When Staley arrived at USC for the 2008-09 season, she could not realistically talk to recruits about someday playing for conference or national championships. Initially, it was difficult convincing top high school recruits to take a chance on a program that had not experienced sustained success since before those players were born.

Staley’s first recruiting class of six players included one who transferred in and had to sit a season, three who played one season before transferring, and La’Keisha Sutton and Charenee Stephens, who proved to be solid contributors over four seasons.

Then Staley made a splash with her second recruiting class, landing the nation’s No. 2-rated prospect – 6-foot-4 center Kelsey Bone out of Texas. It was believed to be the signature signing for Staley’s program, the one that would push it forward and lead other recruits to sign.

Bone, the SEC Newcomer of the Year as a freshman, dealt what first was believed to be a huge blow to Staley’s building process when she left the program for Texas A&M. Eventually, Bone’s departure showed that Staley was not willing to change course or make concessions for any player, no matter her talent.

“There’s a certain way to do things,” Staley said. “Sometimes you want to take shortcuts. But for us, we’ve never taken a shortcut.”

That meant not changing the way Staley wanted her team to play, even if it resulted in losing games along the way.
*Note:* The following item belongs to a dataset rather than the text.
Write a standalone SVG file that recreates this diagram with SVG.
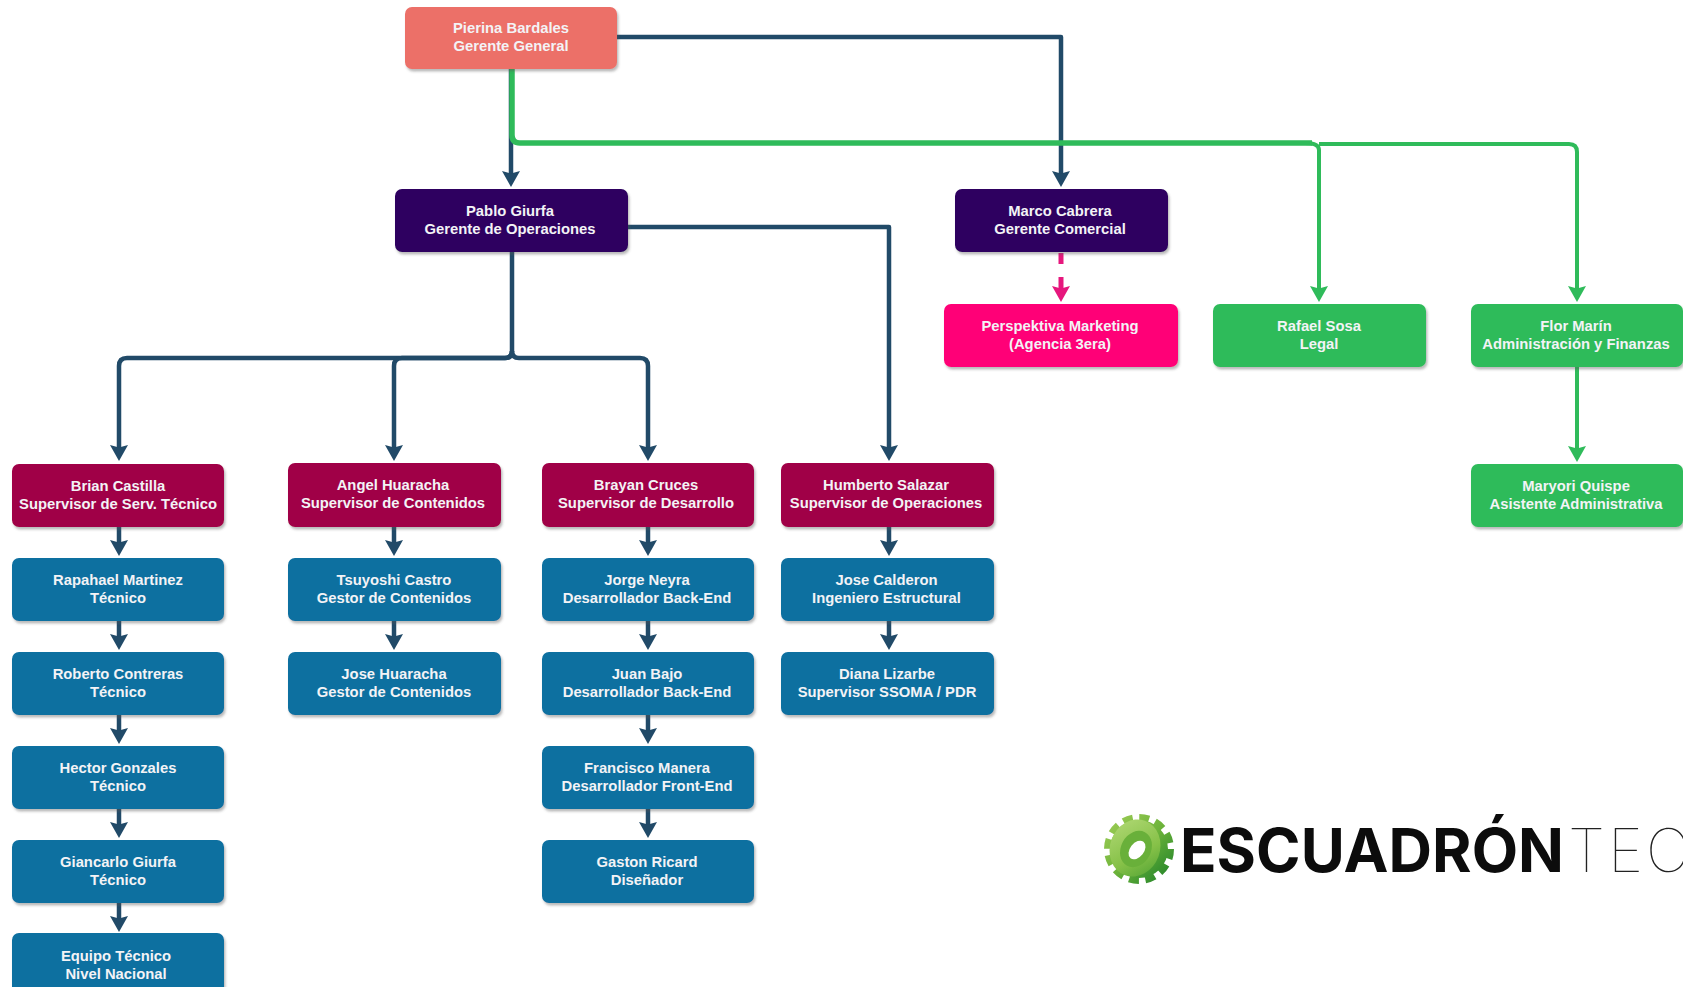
<svg xmlns="http://www.w3.org/2000/svg" width="1683" height="987" viewBox="0 0 1683 987">
<style>
.n rect{filter:url(#sh)}
.n text{font-family:"Liberation Sans",Arial,sans-serif;font-weight:700;font-size:14.8px;fill:#f3f3f6;text-anchor:middle}
.red rect{fill:#ec6f68}.pur rect{fill:#2e0560}.sup rect{fill:#a00347}.blu rect{fill:#0f6fa0}.pnk rect{fill:#ff0577}.grn rect{fill:#2fbb5a}
.c{fill:none;stroke-linejoin:round}
.d{stroke:#214a68;stroke-width:4.500}
.g{stroke:#2fbb5a;stroke-width:4;marker-end:url(#ag)}
.p{stroke:#e6177d;stroke-width:5}
</style>
<defs>
<filter id="sh" x="-5%" y="-10%" width="110%" height="125%"><feDropShadow dx="1.5" dy="2.5" stdDeviation="1.2" flood-color="#555" flood-opacity="0.4"/></filter>
<marker id="ad" markerUnits="userSpaceOnUse" markerWidth="18" markerHeight="18" viewBox="0 0 18 18" refX="8" refY="9" orient="auto"><path d="M0 0L2.500 9L0 18L16 9Z" fill="#214a68"/></marker>
<marker id="ag" markerUnits="userSpaceOnUse" markerWidth="18" markerHeight="18" viewBox="0 0 18 18" refX="8" refY="9" orient="auto"><path d="M0 0L2.500 9L0 18L16 9Z" fill="#2fbb5a"/></marker>
<marker id="ap" markerUnits="userSpaceOnUse" markerWidth="18" markerHeight="18" viewBox="0 0 18 18" refX="8" refY="9" orient="auto"><path d="M0 0L2.500 9L0 18L16 9Z" fill="#e6177d"/></marker>
<linearGradient id="gear" x1="0" y1="0" x2="1" y2="1"><stop offset="0" stop-color="#9ccc55"/><stop offset="0.5" stop-color="#6db33a"/><stop offset="1" stop-color="#24852a"/></linearGradient>
<linearGradient id="gear2" x1="0" y1="0" x2="1" y2="1"><stop offset="0" stop-color="#b4da78"/><stop offset="0.6" stop-color="#86c148"/><stop offset="1" stop-color="#4fa233"/></linearGradient>
</defs>
<rect width="1683" height="987" fill="#fff"/>
<g id="connectors">
<path class="c d" d="M617 37H1061V179" marker-end="url(#ad)"/>
<path class="c d" d="M511 68V179" marker-end="url(#ad)"/>
<path class="c d" d="M628 227H889V453" marker-end="url(#ad)"/>
<path class="c d" d="M512 251V351Q512 358 505 358H127Q119 358 119 366V453" marker-end="url(#ad)"/>
<path class="c d" d="M512 351Q512 358 505 358H402Q394 358 394 366V453" marker-end="url(#ad)"/>
<path class="c d" d="M512 351Q512 358 519 358H640Q648 358 648 366V453" marker-end="url(#ad)"/>
<path class="c d" d="M119 527V548" marker-end="url(#ad)"/>
<path class="c d" d="M119 621V642" marker-end="url(#ad)"/>
<path class="c d" d="M119 714V736" marker-end="url(#ad)"/>
<path class="c d" d="M119 808V830" marker-end="url(#ad)"/>
<path class="c d" d="M119 902V924" marker-end="url(#ad)"/>
<path class="c d" d="M394 527V548" marker-end="url(#ad)"/>
<path class="c d" d="M394 621V642" marker-end="url(#ad)"/>
<path class="c d" d="M648 527V548" marker-end="url(#ad)"/>
<path class="c d" d="M648 620V642" marker-end="url(#ad)"/>
<path class="c d" d="M648 714V736" marker-end="url(#ad)"/>
<path class="c d" d="M648 808V830" marker-end="url(#ad)"/>
<path class="c d" d="M889 527V548" marker-end="url(#ad)"/>
<path class="c d" d="M889 620V642" marker-end="url(#ad)"/>
<path class="c p" d="M1061 253V264"/>
<path class="c p" d="M1061 277V294" marker-end="url(#ap)"/>
<path class="c g" d="M1319 144H1569Q1577 144 1577 152V294"/>
<path class="c g" d="M1305 143Q1319 143 1319 150V294"/>
<path class="c" stroke="#2fbb5a" stroke-width="5.500" d="M512 68V135Q512 143 520 143H1312"/>
<path class="c g" d="M1577 366V454"/>
</g>
<g id="n-pierina" class="n red"><rect x="405" y="7" width="212" height="62" rx="7"/><text x="511" y="33">Pierina Bardales</text><text x="511" y="51">Gerente General</text></g>
<g id="n-pablo" class="n pur"><rect x="395" y="189" width="233" height="63" rx="7"/><text x="510" y="216">Pablo Giurfa</text><text x="510" y="233.500">Gerente de Operaciones</text></g>
<g id="n-marco" class="n pur"><rect x="955" y="189" width="213" height="63" rx="7"/><text x="1060" y="216">Marco Cabrera</text><text x="1060" y="233.500">Gerente Comercial</text></g>
<g id="n-perspektiva" class="n pnk"><rect x="944" y="304" width="234" height="63" rx="7"/><text x="1060" y="331">Perspektiva Marketing</text><text x="1060" y="348.500">(Agencia 3era)</text></g>
<g id="n-rafael" class="n grn"><rect x="1213" y="304" width="213" height="63" rx="7"/><text x="1319" y="331">Rafael Sosa</text><text x="1319" y="348.500">Legal</text></g>
<g id="n-flor" class="n grn"><rect x="1471" y="304" width="212" height="63" rx="7"/><text x="1576" y="331">Flor Marín</text><text x="1576" y="348.500">Administración y Finanzas</text></g>
<g id="n-maryori" class="n grn"><rect x="1471" y="464" width="212" height="63" rx="7"/><text x="1576" y="491">Maryori Quispe</text><text x="1576" y="508.500">Asistente Administrativa</text></g>
<g id="n-brian" class="n sup"><rect x="12" y="464" width="212" height="63" rx="7"/><text x="118" y="491">Brian Castilla</text><text x="118" y="508.500">Supervisor de Serv. Técnico</text></g>
<g id="n-angel" class="n sup"><rect x="288" y="463" width="213" height="64" rx="7"/><text x="393" y="490">Angel Huaracha</text><text x="393" y="507.500">Supervisor de Contenidos</text></g>
<g id="n-brayan" class="n sup"><rect x="542" y="463" width="212" height="64" rx="7"/><text x="646" y="490">Brayan Cruces</text><text x="646" y="507.500">Supervisor de Desarrollo</text></g>
<g id="n-humberto" class="n sup"><rect x="781" y="463" width="213" height="64" rx="7"/><text x="886" y="490">Humberto Salazar</text><text x="886" y="507.500">Supervisor de Operaciones</text></g>
<g id="n-rapahael" class="n blu"><rect x="12" y="558" width="212" height="63" rx="7"/><text x="118" y="585">Rapahael Martinez</text><text x="118" y="602.500">Técnico</text></g>
<g id="n-roberto" class="n blu"><rect x="12" y="652" width="212" height="63" rx="7"/><text x="118" y="679">Roberto Contreras</text><text x="118" y="696.500">Técnico</text></g>
<g id="n-hector" class="n blu"><rect x="12" y="746" width="212" height="63" rx="7"/><text x="118" y="773">Hector Gonzales</text><text x="118" y="790.500">Técnico</text></g>
<g id="n-giancarlo" class="n blu"><rect x="12" y="840" width="212" height="63" rx="7"/><text x="118" y="867">Giancarlo Giurfa</text><text x="118" y="884.500">Técnico</text></g>
<g id="n-equipo" class="n blu"><rect x="12" y="933" width="212" height="70" rx="7"/><text x="116" y="961">Equipo Técnico</text><text x="116" y="978.500">Nivel Nacional</text></g>
<g id="n-tsuyoshi" class="n blu"><rect x="288" y="558" width="213" height="63" rx="7"/><text x="394" y="585">Tsuyoshi Castro</text><text x="394" y="602.500">Gestor de Contenidos</text></g>
<g id="n-josehuaracha" class="n blu"><rect x="288" y="652" width="213" height="63" rx="7"/><text x="394" y="679">Jose Huaracha</text><text x="394" y="696.500">Gestor de Contenidos</text></g>
<g id="n-jorge" class="n blu"><rect x="542" y="558" width="212" height="63" rx="7"/><text x="647" y="585">Jorge Neyra</text><text x="647" y="602.500">Desarrollador Back-End</text></g>
<g id="n-juan" class="n blu"><rect x="542" y="652" width="212" height="63" rx="7"/><text x="647" y="679">Juan Bajo</text><text x="647" y="696.500">Desarrollador Back-End</text></g>
<g id="n-francisco" class="n blu"><rect x="542" y="746" width="212" height="63" rx="7"/><text x="647" y="773">Francisco Manera</text><text x="647" y="790.500">Desarrollador Front-End</text></g>
<g id="n-gaston" class="n blu"><rect x="542" y="840" width="212" height="63" rx="7"/><text x="647" y="867">Gaston Ricard</text><text x="647" y="884.500">Diseñador</text></g>
<g id="n-josecalderon" class="n blu"><rect x="781" y="558" width="213" height="63" rx="7"/><text x="886.500" y="585">Jose Calderon</text><text x="886.500" y="602.500">Ingeniero Estructural</text></g>
<g id="n-diana" class="n blu"><rect x="781" y="652" width="213" height="63" rx="7"/><text x="887" y="679">Diana Lizarbe</text><text x="887" y="696.500">Supervisor SSOMA / PDR</text></g>
<g id="logo">
<circle cx="1139" cy="849" r="30" fill="none" stroke="url(#gear)" stroke-width="10" stroke-dasharray="9.500 6.210"/>
<circle cx="1139" cy="849" r="29" fill="url(#gear)"/>
<ellipse cx="1135" cy="848" rx="25" ry="29" transform="rotate(20 1135 848)" fill="url(#gear2)"/>
<ellipse cx="1136" cy="849" rx="15" ry="19" transform="rotate(28 1136 849)" fill="#69b03a"/>
<ellipse cx="1137" cy="850" rx="7" ry="10.500" transform="rotate(38 1137 850)" fill="#fff"/>
<text x="1180" y="872" font-family="Inter,'Liberation Sans',sans-serif" font-weight="700" font-size="60" fill="#0c0c0c" textLength="384" lengthAdjust="spacingAndGlyphs">ESCUADRÓN</text>
<text x="1568" y="872" font-family="Inter,'Liberation Sans',sans-serif" font-weight="100" font-size="60" letter-spacing="3" fill="#222">TEC</text>
</g>
</svg>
Over her first three seasons, USC was 42-48 overall and 17-29 in the SEC.

Then came the breakthrough.

Staley’s fourth recruiting class included five players, the most noteworthy being 6-4 center Elem Ibiam of Fayetteville, Ga., and 6-foot forward Aleighsa Welch of Goose Creek.

While recruiting the two, Staley recognized a line of top-level talent from South Carolina forming behind them in Myrtle Beach guard Khadijah Sessions, Dutch Fork center Alaina Coates, Spring Valley guard Asia Dozier and Heathwood Hall forward A’ja Wilson.

Staley began talking to recruits about national championships.

“It was something she definitely pitched to us,” Welch said of herself and Ibiam. “It was something she wanted us to really believe in. It was something we talked about on my home visit. ... It was something we talked about and also something she wanted us to be able to build together. She wanted us to come in and start this legacy and keep this legacy once we left.”

Since the arrival of Ibiam and Welch, USC has posted a 113-25 record, including 50-14 in the SEC, to go with two conference regular-season titles and one SEC tournament crown.

USC’s appearance this weekend in the women’s basketball Final Four means Staley now can pitch to all recruits that the Gamecocks are an annual national championship contender.

It is a mindset she has created for her program.